Investors pile into real assets amid equity market turbulence
Investors are piling into so-called real assets this year as equity markets plunge amid soaring inflation and the shocks of war in Ukraine, new data has revealed.
Real assets, defined by investment firm Pitchbook as those across oil & gas, metals & mining, timber, agriculture, and infrastructure, have seen a surge in interest in the first half of the year as investors look to insulate their portfolios against global economic shocks, including turbulence sparked by war in Ukraine.
The first quarter of 2022 saw real asset fundraising surge to $159.7bn, up from $75.7bn in the same period in 2021, with $322.4bn in ‘dry powder’ now sitting in funds waiting to be invested in real assets, investment data firm Pitchbook found.
Analysts said allocations to real assets would remain elevated this as the rocky economic backdrop continues for the foreseeable future.
“I believe that with inflation up, investors will continue to show more interest in real assets,” Hilary Wiek, Fund Strategies and Performance Analyst at PitchBook told City A.M.
“If inflation remains elevated and economic destruction is felt more viscerally by people, that memory will last and keep allocations elevated from levels more typical before this situation hit.”
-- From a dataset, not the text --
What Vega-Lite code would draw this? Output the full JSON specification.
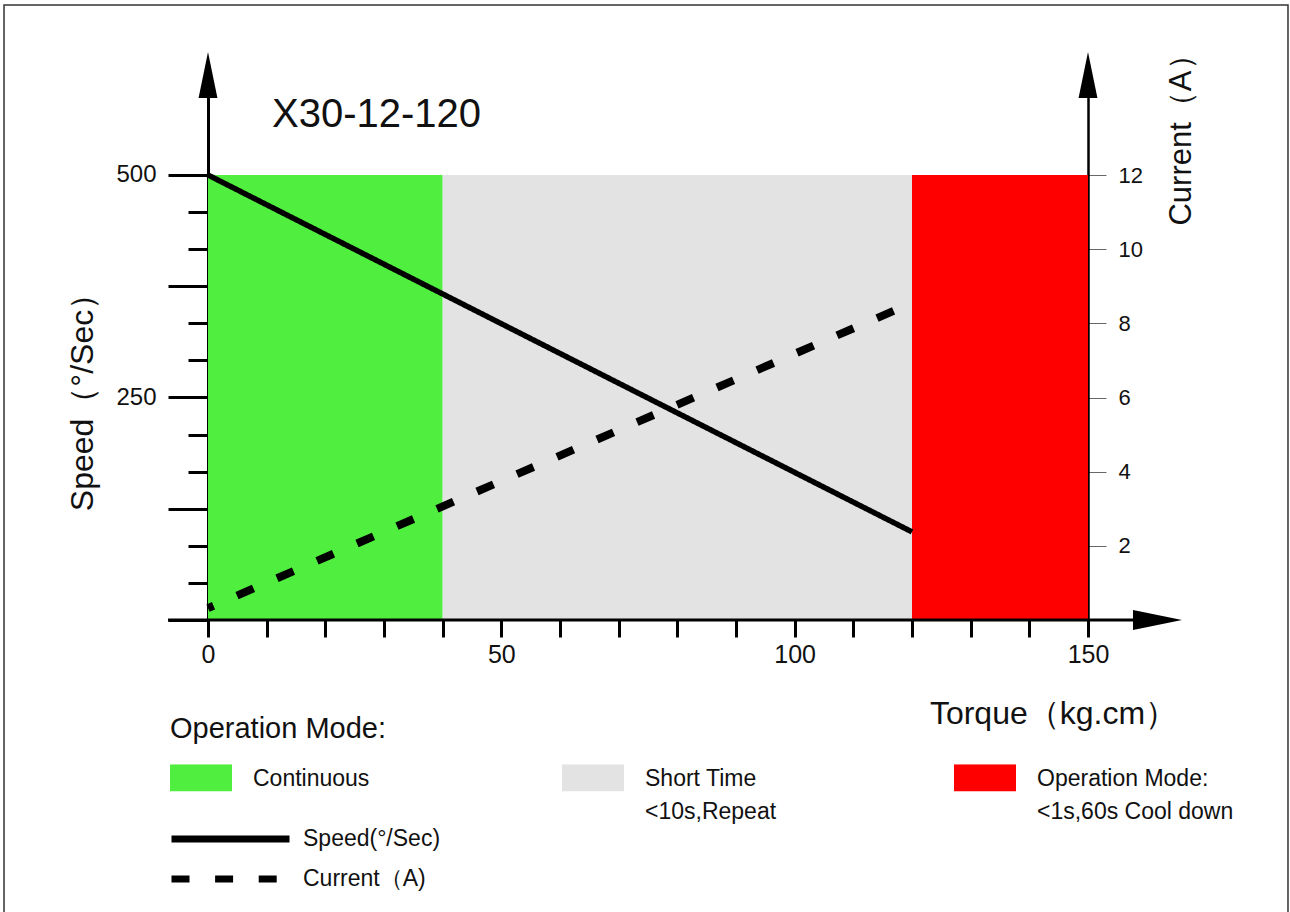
{
  "$schema": "https://vega.github.io/schema/vega-lite/v6.json",
  "width": 880,
  "height": 550,
  "autosize": {"type": "none"},
  "padding": {"left": 208, "top": 70, "right": 202, "bottom": 292},
  "background": "white",
  "datasets": {
    "zones": [
      {"mode": "Continuous", "t0": 0, "t1": 40, "top": 500},
      {"mode": "Short Time\n<10s,Repeat", "t0": 40, "t1": 120, "top": 500},
      {"mode": "Operation Mode:\n<1s,60s Cool down", "t0": 120, "t1": 150, "top": 500}
    ],
    "curves": [
      {"torque": 0, "speed": 500, "current": 0.32},
      {"torque": 120, "speed": 99, "current": 8.55}
    ]
  },
  "data": {"values": [{}]},
  "config": {
    "font": "Liberation Sans",
    "view": {"stroke": null},
    "axis": {"grid": false, "zindex": 1, "labelColor": "#111", "titleColor": "#111", "labelFont": "Liberation Sans", "titleFont": "Liberation Sans", "titleFontWeight": "normal"},
    "legend": {"labelColor": "#111", "titleColor": "#111", "titleFontWeight": "normal", "labelLimit": 500, "titleLimit": 500, "padding": 0, "labelFont": "Liberation Sans", "titleFont": "Liberation Sans"}
  },
  "layer": [
    {
      "data": {"name": "zones"},
      "mark": {"type": "rect"},
      "encoding": {
        "x": {
          "field": "t0", "type": "quantitative",
          "scale": {"domain": [0, 150], "nice": false, "zero": false},
          "axis": {
            "orient": "bottom",
            "values": [0, 10, 20, 30, 40, 50, 60, 70, 80, 90, 100, 110, 120, 130, 140, 150],
            "domain": false, "ticks": true, "tickSize": 17, "tickWidth": 3, "tickColor": "black",
            "labelExpr": "datum.value % 50 === 0 ? datum.label : ''",
            "labelFontSize": 25, "labelPadding": 5, "labelFlush": false,
            "title": "Torque（kg.cm）", "titleFontSize": 32, "titleX": 845, "titleY": 93,
            "titleAlign": "center", "titleBaseline": "middle"
          }
        },
        "x2": {"field": "t1"},
        "y": {
          "field": "top", "type": "quantitative",
          "scale": {"domain": [0, 617.977], "nice": false},
          "axis": {
            "orient": "left",
            "values": [0, 41.6667, 83.3333, 125, 166.6667, 208.3333, 250, 291.6667, 333.3333, 375, 416.6667, 458.3333, 500],
            "domain": false, "labels": false, "tickSize": 20, "tickWidth": 3, "tickColor": "black", "title": null
          }
        },
        "y2": {"datum": 0},
        "fill": {
          "field": "mode", "type": "nominal",
          "scale": {
            "domain": ["Continuous", "Short Time\n<10s,Repeat", "Operation Mode:\n<1s,60s Cool down"],
            "range": ["#50EE3E", "#E3E3E3", "#FF0000"]
          },
          "legend": {
            "orient": "none", "legendX": -38, "legendY": 645,
            "title": "Operation Mode:", "titleFontSize": 29, "titlePadding": 20,
            "direction": "horizontal", "columns": 3, "gridAlign": "all", "columnPadding": 112,
            "symbolType": "M-1,-0.435H1V0.435H-1Z", "symbolSize": 3844, "symbolStrokeWidth": 0, "symbolOpacity": 1,
            "clipHeight": 27,
            "labelFontSize": 23, "labelOffset": 21, "labelBaseline": "top",
            "labelExpr": "indexof(datum.label, '\\n') < 0 ? [datum.label, ' '] : split(datum.label, '\\n')",
            "encode": {"labels": {"update": {"dy": {"value": -10}, "lineHeight": {"value": 33}}}}
          }
        }
      }
    },
    {
      "layer": [
        {
          "mark": {"type": "rect", "fill": null, "stroke": "#333", "strokeWidth": 1.5},
          "encoding": {
            "x": {"datum": -34.77, "type": "quantitative", "scale": {"domain": [0, 150], "nice": false, "zero": false}},
            "x2": {"datum": 184.09},
            "y": {"datum": 691, "type": "quantitative", "scale": {"domain": [0, 617.977], "nice": false}},
            "y2": {"datum": -348}
          }
        },
        {
          "data": {"name": "curves"},
          "mark": {"type": "line", "color": "black", "strokeWidth": 5.5, "strokeCap": "butt"},
          "encoding": {
            "x": {"field": "torque", "type": "quantitative", "scale": {"domain": [0, 150], "nice": false, "zero": false}},
            "y": {
              "field": "speed", "type": "quantitative",
              "scale": {"domain": [0, 617.977], "nice": false},
              "axis": {
                "orient": "left",
                "values": [0, 125, 250, 375, 500],
                "domain": true, "domainWidth": 3, "domainColor": "black",
                "tickSize": 40, "tickWidth": 3, "tickColor": "black",
                "labelExpr": "(datum.value == 250 || datum.value == 500) ? datum.label : ''",
                "labelFontSize": 24, "labelPadding": 12,
                "title": "Speed（°/Sec）", "titleFontSize": 32, "titleAngle": 270,
                "titleX": -126, "titleY": 324, "titleAlign": "center", "titleBaseline": "middle"
              }
            },
            "strokeDash": {
              "datum": "Speed(°/Sec)",
              "scale": {"domain": ["Speed(°/Sec)", "Current（A)"], "range": [[1, 0], [18, 25.6]]},
              "legend": {
                "orient": "none", "legendX": -40, "legendY": 765, "title": null,
                "direction": "vertical", "symbolType": "stroke", "symbolSize": 13924,
                "symbolStrokeWidth": 7, "symbolStrokeColor": "black", "clipHeight": 8, "rowPadding": 17,
                "labelFontSize": 23, "labelOffset": 10, "labelBaseline": "middle",
                "encode": {"symbols": {"update": {"strokeDash": {"signal": "datum.value == 'Current（A)' ? [13, 20] : [1, 0]"}}}}
              }
            }
          }
        },
        {
          "mark": {"type": "rule", "color": "black", "strokeWidth": 3},
          "encoding": {
            "x": {"datum": -6.82, "type": "quantitative", "scale": {"domain": [0, 150], "nice": false, "zero": false}},
            "x2": {"datum": 158.9},
            "y": {"datum": 0, "type": "quantitative", "scale": {"domain": [0, 617.977], "nice": false}}
          }
        },
        {
          "mark": {"type": "point", "shape": "M0,-1L0.41,1L-0.41,1Z", "filled": true, "color": "black", "opacity": 1, "size": 2116, "strokeWidth": 0},
          "encoding": {
            "x": {"datum": 0, "type": "quantitative", "scale": {"domain": [0, 150], "nice": false, "zero": false}},
            "y": {"datum": 612.4, "type": "quantitative", "scale": {"domain": [0, 617.977], "nice": false}}
          }
        },
        {
          "mark": {"type": "point", "shape": "M0,-1L0.41,1L-0.41,1Z", "filled": true, "color": "black", "opacity": 1, "size": 2116, "strokeWidth": 0},
          "encoding": {
            "x": {"datum": 150, "type": "quantitative", "scale": {"domain": [0, 150], "nice": false, "zero": false}},
            "y": {"datum": 612.4, "type": "quantitative", "scale": {"domain": [0, 617.977], "nice": false}}
          }
        },
        {
          "mark": {"type": "point", "shape": "M1,0L-1,0.41L-1,-0.41Z", "filled": true, "color": "black", "opacity": 1, "size": 2401, "strokeWidth": 0},
          "encoding": {
            "x": {"datum": 161.85, "type": "quantitative", "scale": {"domain": [0, 150], "nice": false, "zero": false}},
            "y": {"datum": 0, "type": "quantitative", "scale": {"domain": [0, 617.977], "nice": false}}
          }
        },
        {
          "mark": {"type": "text", "text": "X30-12-120", "fontSize": 40, "align": "left", "baseline": "alphabetic", "color": "#111", "font": "Liberation Sans"},
          "encoding": {
            "x": {"datum": 10.91, "type": "quantitative", "scale": {"domain": [0, 150], "nice": false, "zero": false}},
            "y": {"datum": 553.9, "type": "quantitative", "scale": {"domain": [0, 617.977], "nice": false}}
          }
        }
      ]
    },
    {
      "data": {"name": "curves"},
      "mark": {"type": "line", "color": "black", "strokeWidth": 8, "strokeDashOffset": 12, "strokeCap": "butt"},
      "encoding": {
        "x": {"field": "torque", "type": "quantitative", "scale": {"domain": [0, 150], "nice": false, "zero": false}},
        "y": {
          "field": "current", "type": "quantitative",
          "scale": {"domain": [0, 14.8315], "nice": false},
          "axis": {
            "orient": "right",
            "values": [2, 4, 6, 8, 10, 12],
            "domain": true, "domainWidth": 2.5, "domainColor": "black",
            "tickSize": 18, "tickWidth": 1, "tickColor": "#666",
            "labelFontSize": 22, "labelPadding": 12,
            "title": "Current（A）", "titleFontSize": 31, "titleAngle": 270,
            "titleX": 93, "titleY": 62, "titleAlign": "center", "titleBaseline": "middle"
          }
        },
        "strokeDash": {
          "datum": "Current（A)",
          "scale": {"domain": ["Speed(°/Sec)", "Current（A)"], "range": [[1, 0], [18, 25.6]]},
          "legend": {
            "orient": "none", "legendX": -40, "legendY": 765, "title": null,
            "direction": "vertical", "symbolType": "stroke", "symbolSize": 13924,
            "symbolStrokeWidth": 7, "symbolStrokeColor": "black", "clipHeight": 8, "rowPadding": 17,
            "labelFontSize": 23, "labelOffset": 10, "labelBaseline": "middle",
            "encode": {"symbols": {"update": {"strokeDash": {"signal": "datum.value == 'Current（A)' ? [13, 20] : [1, 0]"}}}}
          }
        }
      }
    }
  ],
  "resolve": {"scale": {"y": "independent"}, "axis": {"y": "independent"}}
}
Pitchbook found that infrastructure allocation had dominated the fundraising figures so far this year, with $42.6bn garnered by 12 vehicles.
Since 2008, 73.1 per cent of real assets commitments have gone to infrastructure, with projects like airports, toll roads, and clean energy projects typically absorbing far larger quantities of cash than areas like natural resources investment.
Pitchbook told City A.M. that investment into infrastructure in Europe had remained particularly elevated due to the maturity of private investment opportunities.
“Europe was ahead of the US in privatising certain public assets such as airports, so there has been a longer tradition of certain infrastructure investing there,” Wiek said.
“The US is trying to find ways to make a profit on infrastructure, however, and the investment opportunities should grow as new models are accepted.”
The lion’s share of US cash had flowed into oil & gas, she added, given the size of the investment opportunities offered up by private US oil and gas giants.
The surge in real asset allocations from investors come after a torrid six months on global equity markets that have sparked major sell-offs and heavy outflows from equity funds.
In the week to June 15th in which the Fed hiked interest rates by 0.75 percentage points, investors liquidated global equity funds worth a net $30.16bn, marking their largest net selling since at least July 2020, according to data from investment analysis platform Refinitiv Lipper.
The week saw financial, tech and real estate sector equity funds faced outflows of $894m , $439m and $409m respectively, while energy and utilities’ funds lured about $470m each in net buying.
Tech stocks on the public markets have been among the hardest hit by an exodus in the past six months as investors shun growth-focused firms to focus on short term returns.
US tech titans have been among those hit hard, with share prices of Amazon, Meta and Alphabet falling 31 per cent, 20.2 per cent and 50.9 per cent in the past six months, respectively.